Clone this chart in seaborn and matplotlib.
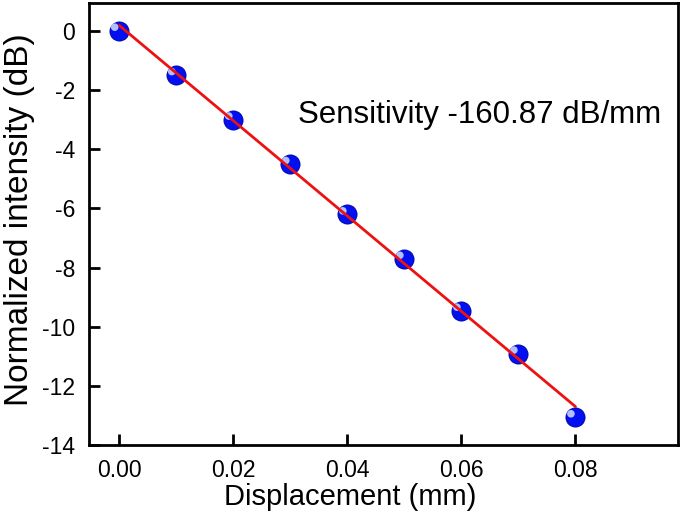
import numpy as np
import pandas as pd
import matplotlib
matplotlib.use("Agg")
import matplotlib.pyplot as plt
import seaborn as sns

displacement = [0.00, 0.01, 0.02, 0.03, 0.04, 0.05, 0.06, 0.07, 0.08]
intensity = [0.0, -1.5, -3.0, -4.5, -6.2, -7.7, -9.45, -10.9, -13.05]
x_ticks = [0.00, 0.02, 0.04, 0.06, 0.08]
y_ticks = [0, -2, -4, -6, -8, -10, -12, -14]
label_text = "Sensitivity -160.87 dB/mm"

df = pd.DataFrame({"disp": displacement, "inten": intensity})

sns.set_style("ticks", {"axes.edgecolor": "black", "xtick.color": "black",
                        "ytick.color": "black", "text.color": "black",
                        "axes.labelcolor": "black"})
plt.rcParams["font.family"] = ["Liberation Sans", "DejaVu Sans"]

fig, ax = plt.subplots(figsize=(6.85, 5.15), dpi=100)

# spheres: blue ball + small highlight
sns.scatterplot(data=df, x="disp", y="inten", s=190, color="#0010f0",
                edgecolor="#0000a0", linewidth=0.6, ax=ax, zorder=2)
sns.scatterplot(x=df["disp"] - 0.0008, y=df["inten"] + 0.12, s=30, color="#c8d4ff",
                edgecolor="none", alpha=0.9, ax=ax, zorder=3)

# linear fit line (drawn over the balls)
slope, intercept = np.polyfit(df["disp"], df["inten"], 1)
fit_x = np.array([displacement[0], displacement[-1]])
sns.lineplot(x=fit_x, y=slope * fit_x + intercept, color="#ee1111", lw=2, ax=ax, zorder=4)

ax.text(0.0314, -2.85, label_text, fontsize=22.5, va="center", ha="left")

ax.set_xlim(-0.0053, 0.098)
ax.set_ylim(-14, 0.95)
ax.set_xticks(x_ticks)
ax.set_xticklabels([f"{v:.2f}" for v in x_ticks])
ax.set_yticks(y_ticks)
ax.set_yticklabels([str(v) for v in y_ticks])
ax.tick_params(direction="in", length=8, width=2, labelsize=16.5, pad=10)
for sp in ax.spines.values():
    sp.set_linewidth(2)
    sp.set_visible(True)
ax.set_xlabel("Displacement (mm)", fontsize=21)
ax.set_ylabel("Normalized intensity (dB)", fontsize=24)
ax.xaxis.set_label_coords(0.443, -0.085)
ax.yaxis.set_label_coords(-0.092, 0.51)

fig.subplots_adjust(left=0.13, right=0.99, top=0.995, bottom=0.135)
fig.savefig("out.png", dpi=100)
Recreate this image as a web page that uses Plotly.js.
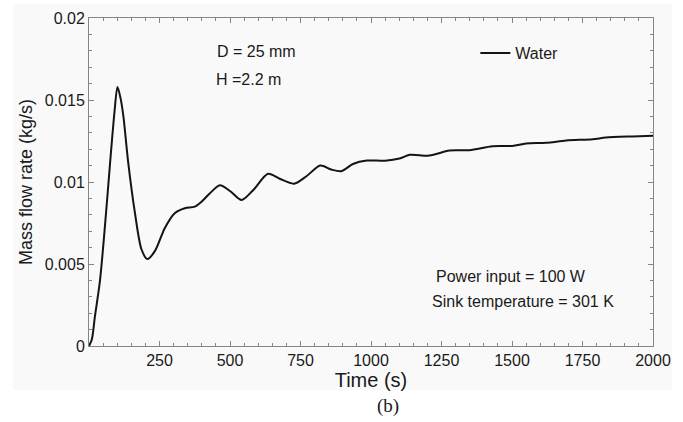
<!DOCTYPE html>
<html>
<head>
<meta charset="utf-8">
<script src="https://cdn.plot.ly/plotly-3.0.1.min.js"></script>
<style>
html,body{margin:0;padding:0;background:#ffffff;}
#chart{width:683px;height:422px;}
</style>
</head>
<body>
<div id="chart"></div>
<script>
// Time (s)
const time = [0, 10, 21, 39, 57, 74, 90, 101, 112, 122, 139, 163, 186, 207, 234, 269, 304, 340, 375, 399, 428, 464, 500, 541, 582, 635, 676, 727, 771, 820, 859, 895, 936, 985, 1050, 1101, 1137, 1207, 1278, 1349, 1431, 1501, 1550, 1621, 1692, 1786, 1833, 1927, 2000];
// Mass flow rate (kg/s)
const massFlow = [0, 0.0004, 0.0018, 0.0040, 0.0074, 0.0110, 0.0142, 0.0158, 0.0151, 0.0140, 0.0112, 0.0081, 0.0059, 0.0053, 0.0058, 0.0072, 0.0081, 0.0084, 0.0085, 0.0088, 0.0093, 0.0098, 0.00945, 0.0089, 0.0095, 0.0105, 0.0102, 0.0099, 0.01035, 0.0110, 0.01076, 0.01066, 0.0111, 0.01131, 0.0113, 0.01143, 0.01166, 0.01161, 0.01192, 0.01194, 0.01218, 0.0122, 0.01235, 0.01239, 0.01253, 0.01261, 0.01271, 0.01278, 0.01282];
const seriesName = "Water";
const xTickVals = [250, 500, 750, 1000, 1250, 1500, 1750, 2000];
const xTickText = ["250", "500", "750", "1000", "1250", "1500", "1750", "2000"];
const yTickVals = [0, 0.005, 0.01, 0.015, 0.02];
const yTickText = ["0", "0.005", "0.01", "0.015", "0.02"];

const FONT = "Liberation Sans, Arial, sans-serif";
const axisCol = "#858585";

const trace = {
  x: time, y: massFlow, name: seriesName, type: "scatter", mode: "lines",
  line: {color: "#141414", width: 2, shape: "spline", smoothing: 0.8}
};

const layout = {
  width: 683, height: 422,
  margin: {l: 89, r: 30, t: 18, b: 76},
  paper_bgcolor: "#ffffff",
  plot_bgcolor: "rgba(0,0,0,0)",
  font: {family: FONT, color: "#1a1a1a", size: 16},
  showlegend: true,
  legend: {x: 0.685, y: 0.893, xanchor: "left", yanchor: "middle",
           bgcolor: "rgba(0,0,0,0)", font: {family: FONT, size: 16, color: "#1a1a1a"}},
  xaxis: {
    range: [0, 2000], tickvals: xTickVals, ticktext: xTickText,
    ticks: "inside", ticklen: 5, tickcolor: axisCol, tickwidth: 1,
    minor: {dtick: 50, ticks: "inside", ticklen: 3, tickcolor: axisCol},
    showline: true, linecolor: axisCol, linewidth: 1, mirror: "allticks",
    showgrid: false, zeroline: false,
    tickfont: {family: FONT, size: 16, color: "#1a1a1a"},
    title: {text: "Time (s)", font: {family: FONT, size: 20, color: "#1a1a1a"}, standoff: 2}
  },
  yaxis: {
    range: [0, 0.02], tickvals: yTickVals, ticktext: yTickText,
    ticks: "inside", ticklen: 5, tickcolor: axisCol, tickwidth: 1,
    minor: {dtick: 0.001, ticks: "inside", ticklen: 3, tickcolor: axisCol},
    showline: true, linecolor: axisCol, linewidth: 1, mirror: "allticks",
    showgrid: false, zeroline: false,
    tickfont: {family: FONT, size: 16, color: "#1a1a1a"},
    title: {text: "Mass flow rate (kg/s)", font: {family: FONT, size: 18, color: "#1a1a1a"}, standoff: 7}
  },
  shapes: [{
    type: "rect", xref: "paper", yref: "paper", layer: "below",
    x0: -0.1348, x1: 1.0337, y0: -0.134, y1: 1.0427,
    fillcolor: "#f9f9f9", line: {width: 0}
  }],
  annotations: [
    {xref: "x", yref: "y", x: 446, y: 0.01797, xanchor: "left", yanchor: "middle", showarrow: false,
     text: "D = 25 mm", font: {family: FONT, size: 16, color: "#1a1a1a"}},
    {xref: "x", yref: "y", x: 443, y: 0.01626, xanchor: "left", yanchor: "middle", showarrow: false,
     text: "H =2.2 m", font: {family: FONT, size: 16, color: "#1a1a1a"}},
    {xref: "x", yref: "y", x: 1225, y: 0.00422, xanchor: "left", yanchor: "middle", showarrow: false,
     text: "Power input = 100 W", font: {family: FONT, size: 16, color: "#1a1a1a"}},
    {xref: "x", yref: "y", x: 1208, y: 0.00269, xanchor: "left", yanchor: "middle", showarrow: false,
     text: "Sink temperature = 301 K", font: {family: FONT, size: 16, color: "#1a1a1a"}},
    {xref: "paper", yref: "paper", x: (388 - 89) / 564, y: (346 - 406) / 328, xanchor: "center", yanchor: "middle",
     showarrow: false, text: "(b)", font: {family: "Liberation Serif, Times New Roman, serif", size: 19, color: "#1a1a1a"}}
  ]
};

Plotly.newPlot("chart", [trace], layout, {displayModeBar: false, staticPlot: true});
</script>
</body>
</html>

- - - - -

● **WHAT YOU HAVE TO DO**: Quote in full the listing given above; the images are to be left out.

● **RESULT OF THE EXERCISE**:
Clone this chart in seaborn and matplotlib.
import numpy as np
import pandas as pd
import matplotlib
matplotlib.use("Agg")
import matplotlib.pyplot as plt
import seaborn as sns

displacement = [0.00, 0.01, 0.02, 0.03, 0.04, 0.05, 0.06, 0.07, 0.08]
intensity = [0.0, -1.5, -3.0, -4.5, -6.2, -7.7, -9.45, -10.9, -13.05]
x_ticks = [0.00, 0.02, 0.04, 0.06, 0.08]
y_ticks = [0, -2, -4, -6, -8, -10, -12, -14]
label_text = "Sensitivity -160.87 dB/mm"

df = pd.DataFrame({"disp": displacement, "inten": intensity})

sns.set_style("ticks", {"axes.edgecolor": "black", "xtick.color": "black",
                        "ytick.color": "black", "text.color": "black",
                        "axes.labelcolor": "black"})
plt.rcParams["font.family"] = ["Liberation Sans", "DejaVu Sans"]

fig, ax = plt.subplots(figsize=(6.85, 5.15), dpi=100)

# spheres: blue ball + small highlight
sns.scatterplot(data=df, x="disp", y="inten", s=190, color="#0010f0",
                edgecolor="#0000a0", linewidth=0.6, ax=ax, zorder=2)
sns.scatterplot(x=df["disp"] - 0.0008, y=df["inten"] + 0.12, s=30, color="#c8d4ff",
                edgecolor="none", alpha=0.9, ax=ax, zorder=3)

# linear fit line (drawn over the balls)
slope, intercept = np.polyfit(df["disp"], df["inten"], 1)
fit_x = np.array([displacement[0], displacement[-1]])
sns.lineplot(x=fit_x, y=slope * fit_x + intercept, color="#ee1111", lw=2, ax=ax, zorder=4)

ax.text(0.0314, -2.85, label_text, fontsize=22.5, va="center", ha="left")

ax.set_xlim(-0.0053, 0.098)
ax.set_ylim(-14, 0.95)
ax.set_xticks(x_ticks)
ax.set_xticklabels([f"{v:.2f}" for v in x_ticks])
ax.set_yticks(y_ticks)
ax.set_yticklabels([str(v) for v in y_ticks])
ax.tick_params(direction="in", length=8, width=2, labelsize=16.5, pad=10)
for sp in ax.spines.values():
    sp.set_linewidth(2)
    sp.set_visible(True)
ax.set_xlabel("Displacement (mm)", fontsize=21)
ax.set_ylabel("Normalized intensity (dB)", fontsize=24)
ax.xaxis.set_label_coords(0.443, -0.085)
ax.yaxis.set_label_coords(-0.092, 0.51)

fig.subplots_adjust(left=0.13, right=0.99, top=0.995, bottom=0.135)
fig.savefig("out.png", dpi=100)
Recreate this image as a web page that uses Plotly.js.
<!DOCTYPE html>
<html>
<head>
<meta charset="utf-8">
<script src="https://cdn.plot.ly/plotly-3.0.1.min.js"></script>
<style>
html,body{margin:0;padding:0;background:#ffffff;}
#chart{width:683px;height:422px;}
</style>
</head>
<body>
<div id="chart"></div>
<script>
// Time (s)
const time = [0, 10, 21, 39, 57, 74, 90, 101, 112, 122, 139, 163, 186, 207, 234, 269, 304, 340, 375, 399, 428, 464, 500, 541, 582, 635, 676, 727, 771, 820, 859, 895, 936, 985, 1050, 1101, 1137, 1207, 1278, 1349, 1431, 1501, 1550, 1621, 1692, 1786, 1833, 1927, 2000];
// Mass flow rate (kg/s)
const massFlow = [0, 0.0004, 0.0018, 0.0040, 0.0074, 0.0110, 0.0142, 0.0158, 0.0151, 0.0140, 0.0112, 0.0081, 0.0059, 0.0053, 0.0058, 0.0072, 0.0081, 0.0084, 0.0085, 0.0088, 0.0093, 0.0098, 0.00945, 0.0089, 0.0095, 0.0105, 0.0102, 0.0099, 0.01035, 0.0110, 0.01076, 0.01066, 0.0111, 0.01131, 0.0113, 0.01143, 0.01166, 0.01161, 0.01192, 0.01194, 0.01218, 0.0122, 0.01235, 0.01239, 0.01253, 0.01261, 0.01271, 0.01278, 0.01282];
const seriesName = "Water";
const xTickVals = [250, 500, 750, 1000, 1250, 1500, 1750, 2000];
const xTickText = ["250", "500", "750", "1000", "1250", "1500", "1750", "2000"];
const yTickVals = [0, 0.005, 0.01, 0.015, 0.02];
const yTickText = ["0", "0.005", "0.01", "0.015", "0.02"];

const FONT = "Liberation Sans, Arial, sans-serif";
const axisCol = "#858585";

const trace = {
  x: time, y: massFlow, name: seriesName, type: "scatter", mode: "lines",
  line: {color: "#141414", width: 2, shape: "spline", smoothing: 0.8}
};

const layout = {
  width: 683, height: 422,
  margin: {l: 89, r: 30, t: 18, b: 76},
  paper_bgcolor: "#ffffff",
  plot_bgcolor: "rgba(0,0,0,0)",
  font: {family: FONT, color: "#1a1a1a", size: 16},
  showlegend: true,
  legend: {x: 0.685, y: 0.893, xanchor: "left", yanchor: "middle",
           bgcolor: "rgba(0,0,0,0)", font: {family: FONT, size: 16, color: "#1a1a1a"}},
  xaxis: {
    range: [0, 2000], tickvals: xTickVals, ticktext: xTickText,
    ticks: "inside", ticklen: 5, tickcolor: axisCol, tickwidth: 1,
    minor: {dtick: 50, ticks: "inside", ticklen: 3, tickcolor: axisCol},
    showline: true, linecolor: axisCol, linewidth: 1, mirror: "allticks",
    showgrid: false, zeroline: false,
    tickfont: {family: FONT, size: 16, color: "#1a1a1a"},
    title: {text: "Time (s)", font: {family: FONT, size: 20, color: "#1a1a1a"}, standoff: 2}
  },
  yaxis: {
    range: [0, 0.02], tickvals: yTickVals, ticktext: yTickText,
    ticks: "inside", ticklen: 5, tickcolor: axisCol, tickwidth: 1,
    minor: {dtick: 0.001, ticks: "inside", ticklen: 3, tickcolor: axisCol},
    showline: true, linecolor: axisCol, linewidth: 1, mirror: "allticks",
    showgrid: false, zeroline: false,
    tickfont: {family: FONT, size: 16, color: "#1a1a1a"},
    title: {text: "Mass flow rate (kg/s)", font: {family: FONT, size: 18, color: "#1a1a1a"}, standoff: 7}
  },
  shapes: [{
    type: "rect", xref: "paper", yref: "paper", layer: "below",
    x0: -0.1348, x1: 1.0337, y0: -0.134, y1: 1.0427,
    fillcolor: "#f9f9f9", line: {width: 0}
  }],
  annotations: [
    {xref: "x", yref: "y", x: 446, y: 0.01797, xanchor: "left", yanchor: "middle", showarrow: false,
     text: "D = 25 mm", font: {family: FONT, size: 16, color: "#1a1a1a"}},
    {xref: "x", yref: "y", x: 443, y: 0.01626, xanchor: "left", yanchor: "middle", showarrow: false,
     text: "H =2.2 m", font: {family: FONT, size: 16, color: "#1a1a1a"}},
    {xref: "x", yref: "y", x: 1225, y: 0.00422, xanchor: "left", yanchor: "middle", showarrow: false,
     text: "Power input = 100 W", font: {family: FONT, size: 16, color: "#1a1a1a"}},
    {xref: "x", yref: "y", x: 1208, y: 0.00269, xanchor: "left", yanchor: "middle", showarrow: false,
     text: "Sink temperature = 301 K", font: {family: FONT, size: 16, color: "#1a1a1a"}},
    {xref: "paper", yref: "paper", x: (388 - 89) / 564, y: (346 - 406) / 328, xanchor: "center", yanchor: "middle",
     showarrow: false, text: "(b)", font: {family: "Liberation Serif, Times New Roman, serif", size: 19, color: "#1a1a1a"}}
  ]
};

Plotly.newPlot("chart", [trace], layout, {displayModeBar: false, staticPlot: true});
</script>
</body>
</html>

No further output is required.